Academic discussion of the lives of working people is like Jewish discussion of Palestinians, art critics talking about art, and the feminism of men. All may or may not be well intentioned but either way they're not enough.

Gordon Lafer responds: "whatever."
Power corrupts, and people believe their own lies. The only answer: more lies told by more people. Call it "Democracy."
When I hear the word theory I reach for my drink.

And again. I hate this shit.
Construction trade unions should become contractors, beginning on small jobs that union shops would be priced out of, eliminating the middleman. Contractors are overpaid secretaries. Whatever profit should be returned to the union. Unions should work with architecture schools, offering summer apprenticeships at union training facilities. At time point certificates from such facilities should become mandatory for graduation from any architecture school, but start with one.

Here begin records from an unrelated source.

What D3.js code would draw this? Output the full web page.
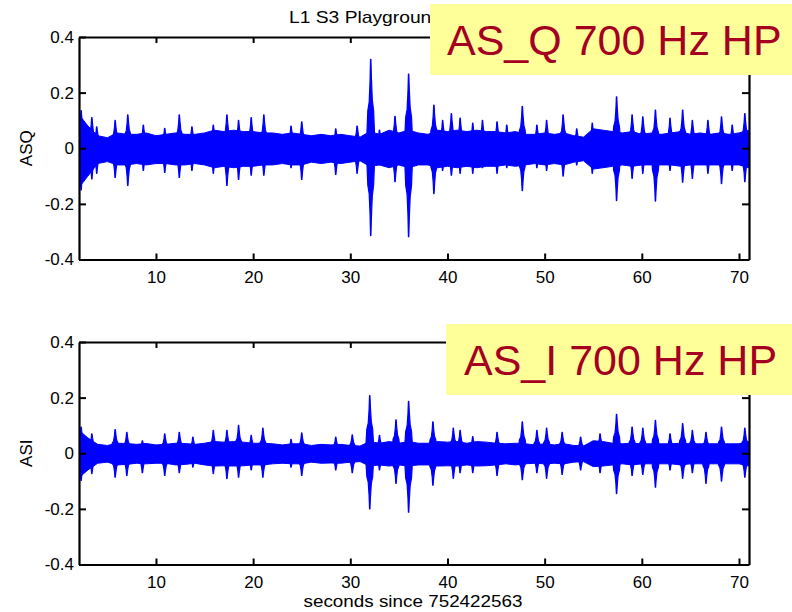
<!DOCTYPE html>
<html>
<head>
<meta charset="utf-8">
<script src="https://cdn.jsdelivr.net/npm/d3@7"></script>
<style>
  body { margin: 0; background: #fff; }
  svg text { font-family: "Liberation Sans", Arial, Helvetica, sans-serif; }
</style>
</head>
<body>
<div id="chart"></div>
<script>
// Time grid (s) for the quiet background envelope
const seconds = [2, 3, 4, 5, 6, 7, 8, 9, 10, 11, 12, 13, 14, 15, 16, 17, 18, 19, 20, 21,
  22, 23, 24, 25, 26, 27, 28, 29, 30, 31, 32, 33, 34, 35, 36, 37, 38, 39, 40, 41,
  42, 43, 44, 45, 46, 47, 48, 49, 50, 51, 52, 53, 54, 55, 56, 57, 58, 59, 60, 61,
  62, 63, 64, 65, 66, 67, 68, 69, 70, 71];

// ASQ background envelope
const qBaseUp = [0.125, 0.08, 0.045, 0.038, 0.055, 0.05, 0.05, 0.055, 0.045, 0.05, 0.055, 0.05, 0.05, 0.055, 0.065, 0.06, 0.065, 0.06, 0.06, 0.055,
  0.055, 0.05, 0.055, 0.05, 0.045, 0.05, 0.045, 0.05, 0.045, 0.04, 0.06, 0.05, 0.065, 0.055, 0.065, 0.055, 0.05, 0.065, 0.06, 0.065,
  0.06, 0.065, 0.06, 0.06, 0.055, 0.06, 0.05, 0.05, 0.055, 0.05, 0.055, 0.045, 0.04, 0.07, 0.065, 0.06, 0.055, 0.06, 0.05, 0.055,
  0.05, 0.055, 0.06, 0.05, 0.055, 0.05, 0.055, 0.05, 0.055, 0.065];
const qBaseDn = [-0.145, -0.1, -0.055, -0.048, -0.06, -0.06, -0.055, -0.06, -0.055, -0.055, -0.06, -0.06, -0.055, -0.06, -0.07, -0.065, -0.07, -0.065, -0.065, -0.06,
  -0.06, -0.055, -0.06, -0.06, -0.05, -0.055, -0.05, -0.055, -0.05, -0.045, -0.065, -0.06, -0.07, -0.06, -0.07, -0.06, -0.06, -0.07, -0.065, -0.07,
  -0.065, -0.07, -0.065, -0.065, -0.06, -0.065, -0.06, -0.055, -0.06, -0.055, -0.06, -0.05, -0.045, -0.075, -0.07, -0.065, -0.06, -0.065, -0.06, -0.06,
  -0.06, -0.06, -0.065, -0.06, -0.06, -0.06, -0.06, -0.06, -0.06, -0.07];

// ASQ transient bursts
const qSpikeT = [2.3, 3.4, 3.9, 5.8, 7.1, 8.7, 10.9, 12.4, 13.7, 15.9, 17.3, 18.5, 19.8, 21.1, 23.9, 25.0, 28.5, 30.7,
  32.1, 33.0, 34.6, 36.0, 38.6, 39.5, 40.4, 41.3, 42.6, 43.6, 45.1, 46.1, 47.7, 49.2, 50.2, 51.9, 53.3, 54.9,
  57.4, 59.0, 60.1, 61.4, 62.9, 64.2, 65.2, 66.8, 68.2, 69.3, 70.6];
const qSpikeUp = [0.135, 0.11, 0.077, 0.10, 0.12, 0.083, 0.072, 0.12, 0.077, 0.083, 0.12, 0.10, 0.11, 0.12, 0.08, 0.095, 0.07, 0.08,
  0.32, 0.065, 0.115, 0.267, 0.155, 0.10, 0.125, 0.108, 0.09, 0.10, 0.095, 0.083, 0.151, 0.083, 0.10, 0.12, 0.07, 0.09,
  0.185, 0.12, 0.113, 0.137, 0.108, 0.137, 0.10, 0.10, 0.113, 0.083, 0.125];
const qSpikeDn = [-0.15, -0.11, -0.09, -0.105, -0.134, -0.08, -0.087, -0.105, -0.08, -0.09, -0.134, -0.112, -0.097, -0.097, -0.07, -0.112, -0.094, -0.09,
  -0.314, -0.06, -0.12, -0.318, -0.163, -0.08, -0.097, -0.09, -0.09, -0.07, -0.09, -0.07, -0.152, -0.07, -0.08, -0.10, -0.06, -0.09,
  -0.188, -0.108, -0.09, -0.19, -0.08, -0.122, -0.108, -0.09, -0.127, -0.08, -0.12];

// ASI background envelope
const iBaseUp = [0.085, 0.055, 0.032, 0.028, 0.036, 0.035, 0.032, 0.035, 0.03, 0.032, 0.036, 0.035, 0.032, 0.036, 0.042, 0.04, 0.042, 0.04, 0.036, 0.036,
  0.034, 0.03, 0.034, 0.034, 0.028, 0.032, 0.03, 0.032, 0.028, 0.026, 0.042, 0.036, 0.042, 0.036, 0.042, 0.036, 0.036, 0.042, 0.04, 0.042,
  0.036, 0.042, 0.04, 0.036, 0.034, 0.036, 0.034, 0.03, 0.034, 0.03, 0.034, 0.028, 0.026, 0.045, 0.042, 0.036, 0.034, 0.036, 0.034, 0.034,
  0.034, 0.034, 0.036, 0.034, 0.034, 0.034, 0.034, 0.034, 0.034, 0.042];
const iBaseDn = [-0.09, -0.06, -0.036, -0.032, -0.042, -0.04, -0.036, -0.038, -0.036, -0.036, -0.042, -0.04, -0.036, -0.042, -0.046, -0.045, -0.046, -0.045, -0.042, -0.042,
  -0.038, -0.036, -0.038, -0.038, -0.032, -0.036, -0.035, -0.036, -0.032, -0.03, -0.046, -0.042, -0.046, -0.042, -0.046, -0.042, -0.042, -0.046, -0.045, -0.046,
  -0.042, -0.046, -0.045, -0.042, -0.038, -0.042, -0.038, -0.036, -0.038, -0.036, -0.038, -0.032, -0.03, -0.048, -0.046, -0.042, -0.038, -0.042, -0.038, -0.038,
  -0.038, -0.038, -0.042, -0.038, -0.038, -0.038, -0.038, -0.038, -0.038, -0.046];

// ASI transient bursts
const iSpikeT = [2.3, 3.4, 5.8, 7.0, 8.6, 10.9, 12.4, 13.8, 15.9, 17.3, 18.5, 19.8, 21.0, 23.9, 25.0, 28.5, 30.2,
  32.0, 33.0, 34.7, 36.0, 38.5, 40.6, 41.3, 42.6, 45.1, 47.7, 49.2, 50.2, 51.8, 53.7, 55.7,
  57.4, 59.0, 60.1, 61.4, 62.9, 64.2, 65.2, 66.6, 68.2, 70.6];
const iSpikeUp = [0.094, 0.07, 0.085, 0.075, 0.045, 0.07, 0.075, 0.058, 0.082, 0.082, 0.10, 0.064, 0.09, 0.05, 0.073, 0.058, 0.066,
  0.207, 0.064, 0.12, 0.187, 0.113, 0.09, 0.082, 0.06, 0.075, 0.113, 0.082, 0.09, 0.075, 0.058, 0.07,
  0.14, 0.094, 0.09, 0.118, 0.07, 0.107, 0.082, 0.075, 0.094, 0.09];
const iSpikeDn = [-0.098, -0.073, -0.086, -0.08, -0.07, -0.08, -0.07, -0.05, -0.073, -0.091, -0.086, -0.06, -0.086, -0.05, -0.08, -0.06, -0.07,
  -0.20, -0.06, -0.108, -0.212, -0.115, -0.09, -0.07, -0.07, -0.08, -0.095, -0.07, -0.09, -0.076, -0.06, -0.07,
  -0.145, -0.08, -0.076, -0.122, -0.06, -0.09, -0.07, -0.108, -0.10, -0.086];

const xTicks = [10, 20, 30, 40, 50, 60, 70];
const yTicks = [-0.4, -0.2, 0, 0.2, 0.4];

const W = 792, H = 612;
const left = 79, right = 749;
const plotH = 222.5;
const blue = "#0000ff";

const svg = d3.select("#chart").append("svg")
    .attr("width", W)
    .attr("height", H);

const x = d3.scaleLinear()
    .domain([2.08, 71.03])
    .range([left, right]);

const panels = [
    { top: 37, label: "ASQ", up: qBaseUp, dn: qBaseDn, st: qSpikeT, su: qSpikeUp, sd: qSpikeDn,
      box: { x: 430, y: 4, text: "AS_Q 700 Hz HP", tx: 447, ty: 55 } },
    { top: 342, label: "ASI", up: iBaseUp, dn: iBaseDn, st: iSpikeT, su: iSpikeUp, sd: iSpikeDn,
      box: { x: 446, y: 324, text: "AS_I 700 Hz HP", tx: 464, ty: 375 } }
];

// shape of one burst: offset in seconds and fraction of its peak
const burstShape = [[-0.45, 0], [-0.3, 0.42], [-0.16, 0.52], [-0.07, 0.75], [-0.02, 1], [0.02, 1],
  [0.07, 0.8], [0.16, 0.55], [0.3, 0.42], [0.45, 0]];

panels.forEach(p => {
    const y = d3.scaleLinear()
        .domain([-0.4, 0.4])
        .range([p.top + plotH, p.top]);

    const g = svg.append("g");

    const clipId = "clip-" + p.label;
    svg.append("clipPath").attr("id", clipId)
        .append("rect")
        .attr("x", left).attr("y", p.top)
        .attr("width", right - left).attr("height", plotH);

    const sig = g.append("g").attr("clip-path", `url(#${clipId})`);

    const area = d3.area()
        .x(d => x(d.t))
        .y0(d => y(d.dn))
        .y1(d => y(d.up));

    // background band
    const band = seconds.map((t, i) => ({ t, up: p.up[i], dn: p.dn[i] }));
    sig.append("path")
        .datum(band)
        .attr("fill", blue)
        .attr("stroke", blue)
        .attr("stroke-width", 1)
        .attr("d", area);

    // bursts
    p.st.forEach((t, i) => {
        const pts = burstShape.map(([dt, f]) => ({ t: t + dt, up: p.su[i] * f, dn: p.sd[i] * f }));
        sig.append("path")
            .datum(pts)
            .attr("fill", blue)
            .attr("stroke", blue)
            .attr("stroke-width", 1.2)
            .attr("stroke-linejoin", "round")
            .attr("d", area);
    });

    // axes, MATLAB style with inward ticks on every side
    const bottom = g.append("g")
        .attr("transform", `translate(0,${p.top + plotH})`)
        .call(d3.axisBottom(x).tickValues(xTicks).tickSizeInner(-6).tickSizeOuter(0).tickPadding(11));
    const top = g.append("g")
        .attr("transform", `translate(0,${p.top})`)
        .call(d3.axisTop(x).tickValues(xTicks).tickSizeInner(-6).tickSizeOuter(0).tickFormat(""));
    const leftAx = g.append("g")
        .attr("transform", `translate(${left},0)`)
        .call(d3.axisLeft(y).tickValues(yTicks).tickSizeInner(-7).tickSizeOuter(0).tickPadding(5)
            .tickFormat(d => d === 0 ? "0" : String(d)));
    const rightAx = g.append("g")
        .attr("transform", `translate(${right},0)`)
        .call(d3.axisRight(y).tickValues(yTicks).tickSizeInner(-7).tickSizeOuter(0).tickFormat(""));

    [bottom, top, leftAx, rightAx].forEach(a => {
        a.selectAll(".domain").attr("stroke", "#000").attr("stroke-width", 2.2);
        a.selectAll(".tick line").attr("stroke", "#000").attr("stroke-width", 2);
        a.selectAll("text")
            .attr("fill", "#000")
            .style("font-size", "17px")
            .style("font-family", "'Liberation Sans', Arial, sans-serif");
    });

    // y label
    g.append("text")
        .attr("transform", `translate(32,${p.top + plotH / 2}) rotate(-90)`)
        .attr("text-anchor", "middle")
        .style("font-size", "17px")
        .text(p.label);

    // yellow caption box
    g.append("rect")
        .attr("x", p.box.x).attr("y", p.box.y)
        .attr("width", W - p.box.x).attr("height", 71)
        .attr("fill", "#ffff99");
    if (p.label === "ASQ") {
        // title sits under the caption box
        svg.insert("text", ":first-child")
            .attr("x", 289).attr("y", 23)
            .attr("textLength", 153)
            .attr("lengthAdjust", "spacingAndGlyphs")
            .style("font-size", "17px")
            .text("L1 S3 Playground");
    }
    g.append("text")
        .attr("x", p.box.tx).attr("y", p.box.ty)
        .attr("fill", "#a50021")
        .style("font-size", "43px")
        .text(p.box.text);
});

svg.append("text")
    .attr("x", 413).attr("y", 607)
    .attr("text-anchor", "middle")
    .attr("textLength", 219)
    .attr("lengthAdjust", "spacingAndGlyphs")
    .style("font-size", "17px")
    .text("seconds since 752422563");
</script>
</body>
</html>
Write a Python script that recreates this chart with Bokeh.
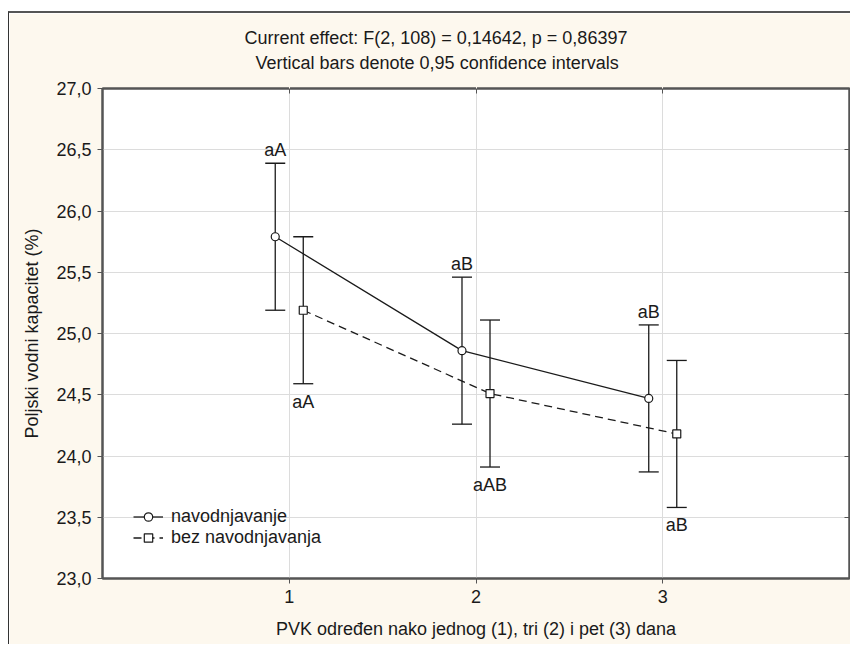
from bokeh.plotting import figure
from bokeh.models import (ColumnDataSource, Whisker, TeeHead, Title, LinearAxis,
                          FixedTicker, Range1d)
from bokeh.transform import dodge
from bokeh.core.properties import value
from bokeh.embed import file_html
from bokeh.resources import INLINE

# ---- data ----
days = [1, 2, 3]
nav_mean = [25.79, 24.86, 24.47]
nav_ci = [0.60, 0.60, 0.60]
bez_mean = [25.19, 24.51, 24.18]
bez_ci = [0.60, 0.60, 0.60]
nav_letters = ["aA", "aB", "aB"]
bez_letters = ["aA", "aAB", "aB"]
series_names = ["navodnjavanje", "bez navodnjavanja"]
y_ticks = [23.0, 23.5, 24.0, 24.5, 25.0, 25.5, 26.0, 26.5, 27.0]
x_ticks = [1, 2, 3]
title_1 = "Current effect: F(2, 108) = 0,14642, p = 0,86397"
title_2 = "Vertical bars denote 0,95 confidence intervals"
x_title = "PVK određen nako jednog (1), tri (2) i pet (3) dana"
y_title = "Poljski vodni kapacitet (%)"

FONT = "Liberation Sans"
FS = "18px"
INK = "#1a1a1a"
CREAM = "#fdf8ee"
GRID = "#dcdcdc"
FRAME = "#555555"

src = ColumnDataSource(dict(
    day=days,
    nav=nav_mean,
    nav_hi=[m + c for m, c in zip(nav_mean, nav_ci)],
    nav_lo=[m - c for m, c in zip(nav_mean, nav_ci)],
    bez=bez_mean,
    bez_hi=[m + c for m, c in zip(bez_mean, bez_ci)],
    bez_lo=[m - c for m, c in zip(bez_mean, bez_ci)],
    nav_lab=nav_letters,
    bez_lab=bez_letters,
))

p = figure(width=842, height=633, output_backend="svg", toolbar_location=None,
           x_range=Range1d(0, 4), y_range=Range1d(23, 27),
           min_border_left=93, min_border_right=2, min_border_top=75,
           min_border_bottom=68)
p.styles = {"margin-left": "8px", "margin-top": "11px",
            "border-left": "1px solid #333333", "border-top": "2px solid #555555"}
p.background_fill_color = "white"
p.border_fill_color = CREAM
p.outline_line_color = FRAME
p.outline_line_width = 2

# grid
p.xgrid.ticker = FixedTicker(ticks=x_ticks)
p.ygrid.ticker = FixedTicker(ticks=y_ticks)
p.xgrid.grid_line_color = GRID
p.ygrid.grid_line_color = GRID

# axes
for ax in (p.xaxis[0], p.yaxis[0]):
    ax.axis_line_color = FRAME
    ax.axis_line_width = 2
    ax.major_tick_line_color = FRAME
    ax.major_tick_in = 0
    ax.major_tick_out = 5
    ax.minor_tick_line_color = None
    ax.major_label_text_font = FONT
    ax.major_label_text_font_size = FS
    ax.major_label_text_color = INK
    ax.axis_label_text_font = FONT
    ax.axis_label_text_font_size = FS
    ax.axis_label_text_font_style = "normal"
    ax.axis_label_text_color = INK

p.xaxis.ticker = FixedTicker(ticks=x_ticks)
p.xaxis.major_label_standoff = 6
p.xaxis.axis_label = x_title
p.xaxis.axis_label_standoff = 13

p.yaxis.ticker = FixedTicker(ticks=y_ticks)
p.yaxis.major_label_overrides = {t: f"{t:.1f}".replace(".", ",") for t in y_ticks}
p.yaxis.major_label_standoff = 6
p.yaxis.axis_label = y_title
p.yaxis.axis_label_standoff = 11

# mirrored inner ticks on top and right
top = LinearAxis(ticker=FixedTicker(ticks=x_ticks), major_label_text_font_size="0px",
                 major_label_text_color=None,
                 axis_line_color=FRAME, axis_line_width=2, major_tick_in=5,
                 major_tick_out=0, major_tick_line_color=FRAME,
                 minor_tick_line_color=None, major_label_standoff=0)
# invisible spacer between the frame and the two title lines
spacer = LinearAxis(ticker=FixedTicker(ticks=x_ticks), major_label_text_font_size="0px",
                    major_label_text_color=None, axis_line_color=None,
                    major_tick_in=0, major_tick_out=13, major_tick_line_color=CREAM,
                    minor_tick_line_color=None, major_label_standoff=0)
right = LinearAxis(ticker=FixedTicker(ticks=y_ticks), major_label_text_font_size="0px",
                   major_label_text_color=None,
                   axis_line_color=FRAME, axis_line_width=2, major_tick_in=5,
                   major_tick_out=0, major_tick_line_color=FRAME,
                   minor_tick_line_color=None, major_label_standoff=0)
p.add_layout(right, "right")

t2 = Title(text=title_2, align="left", offset=153, text_font=FONT,
           text_font_size=FS, text_font_style="normal", text_color=INK, standoff=5)
t1 = Title(text=title_1, align="left", offset=142, text_font=FONT,
           text_font_size=FS, text_font_style="normal", text_color=INK, standoff=1)
p.above = [top, spacer, t2, t1]

OFF = 0.075
x_nav = dodge("day", -OFF)
x_bez = dodge("day", OFF)

# lines
p.line(x=x_nav, y="nav", source=src, line_color=INK, line_width=1.3,
       legend_label=series_names[0])
p.line(x=x_bez, y="bez", source=src, line_color=INK, line_width=1.3,
       line_dash="8 5", legend_label=series_names[1])

# error bars
for base, up, lo in ((x_nav, "nav_hi", "nav_lo"), (x_bez, "bez_hi", "bez_lo")):
    w = Whisker(source=src, base=base, upper=up, lower=lo, dimension="height",
                line_color=INK, line_width=1.3,
                upper_head=TeeHead(size=20, line_color=INK, line_width=1.3),
                lower_head=TeeHead(size=20, line_color=INK, line_width=1.3))
    p.add_layout(w)

# markers
p.scatter(x=x_nav, y="nav", source=src, marker="circle", size=8,
          fill_color="white", line_color=INK, line_width=1.2,
          legend_label=series_names[0])
p.scatter(x=x_bez, y="bez", source=src, marker="square", size=8,
          fill_color="white", line_color=INK, line_width=1.2,
          legend_label=series_names[1])

# letters
p.text(x=x_nav, y="nav_hi", text="nav_lab", source=src, text_align="center",
       text_baseline="middle", y_offset=-13, text_font=value(FONT),
       text_font_size=FS, text_color=INK)
p.text(x=x_bez, y="bez_lo", text="bez_lab", source=src, text_align="center",
       text_baseline="middle", y_offset=18, text_font=value(FONT),
       text_font_size=FS, text_color=INK)

# legend
lg = p.legend[0]
lg.location = (31, 30)
lg.background_fill_alpha = 0
lg.border_line_color = None
lg.padding = 0
lg.margin = 0
lg.spacing = 0
lg.glyph_width = 30
lg.glyph_height = 21
lg.label_height = 21
lg.label_standoff = 8
lg.label_text_font = FONT
lg.label_text_font_size = FS
lg.label_text_color = INK

open("out.html", "w").write(file_html(p, INLINE))
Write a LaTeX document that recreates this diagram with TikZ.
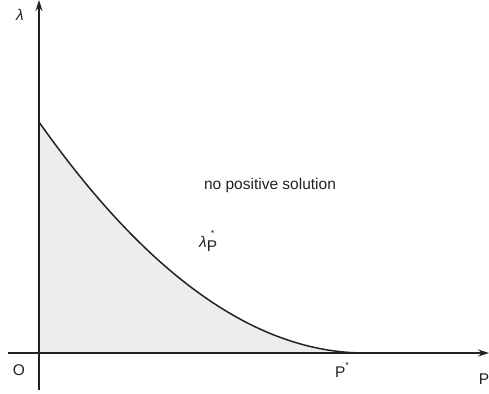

As it is most architects don’t know how to build shit.

I’ve seen a 22 year old Mexican homeboy give a gentle swirl to a glass with a thimble-full of wine with more understanding of why than I’ve come to expect from yuppie slacker assholes with something to prove. It was two in the morning and the kid had just left work. Do I have to telegraph that he worked in a restaurant? And probably a very good one. Someone had made the effort to teach him and he had made the effort to learn.

You’re concerned that people employed in soul-killing work get better pay. I’m concerned with the nature of soul-killing work.